The following answer solves your game under normal play when there is a single heap. You can accommodate multiple heaps using Sprague–Grundy theory. Using a very similar approach, you can also handle misère rules.
You can solve combinatorial games by calculating the winning and losing positions recursively, using the following algorithm (for your special case):
for n from 0 to infinity:
set Win[n] to True if n ≥ 1 and Win[n-1] is False
set Win[n] to True if n ≥ 2 and Win[n-2] is False
set Win[n] to True if n ≥ 3 and Win[n-3] is False
otherwise, set Win[n] to False
Here are some empirical results, starting at $n=0$:
False, True, True, True, False, True, True, True, False, True, True, True
The pattern repeats, so one can conjecture that $Win[n]$ is true iff $n$ is not a multiple of 4. It is not hard to prove this guess by induction.
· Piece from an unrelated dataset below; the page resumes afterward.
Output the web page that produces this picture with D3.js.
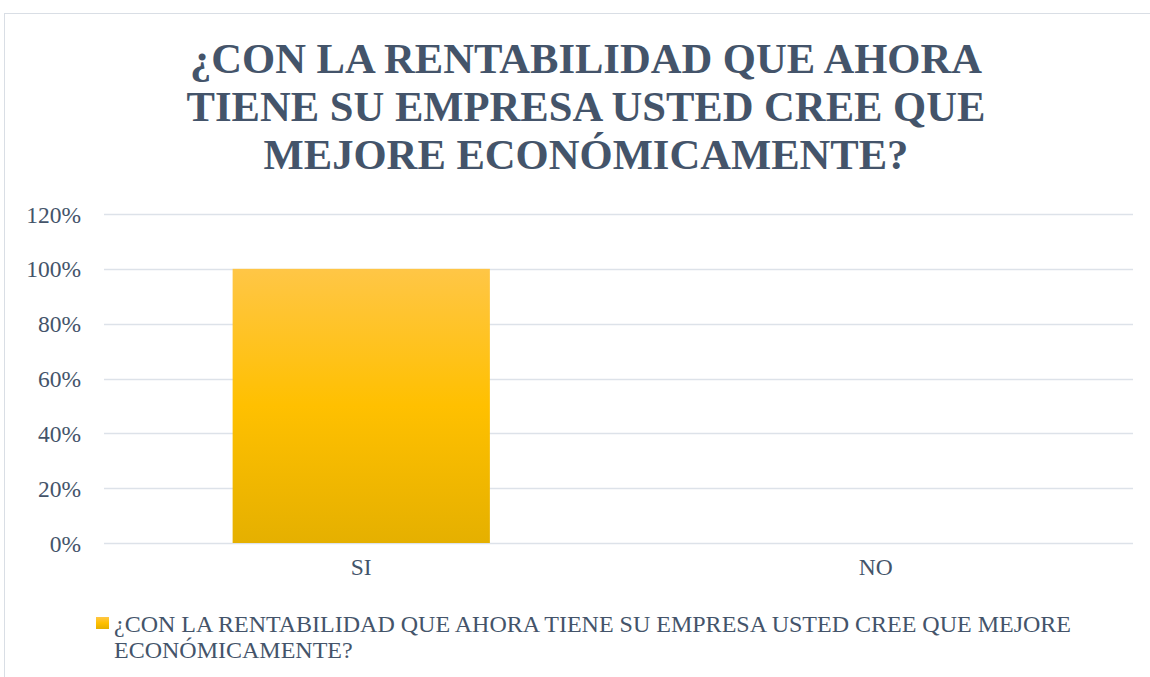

Clearly 0 is a losing position, and 1,2,3 are winning positions since we can remove 1,2,3 (respectively) to get to 0. Now 4 is a losing position, since whatever we remove gets us to one of the winning positions 1,2,3. As before, 5,6,7 are winning positions, since we can get down to 4. And so on.
In the same way, you can compute the Sprague–Grundy function, which is $g(n) = n \bmod 4$. This allows you to solve the multiple heap version of this game.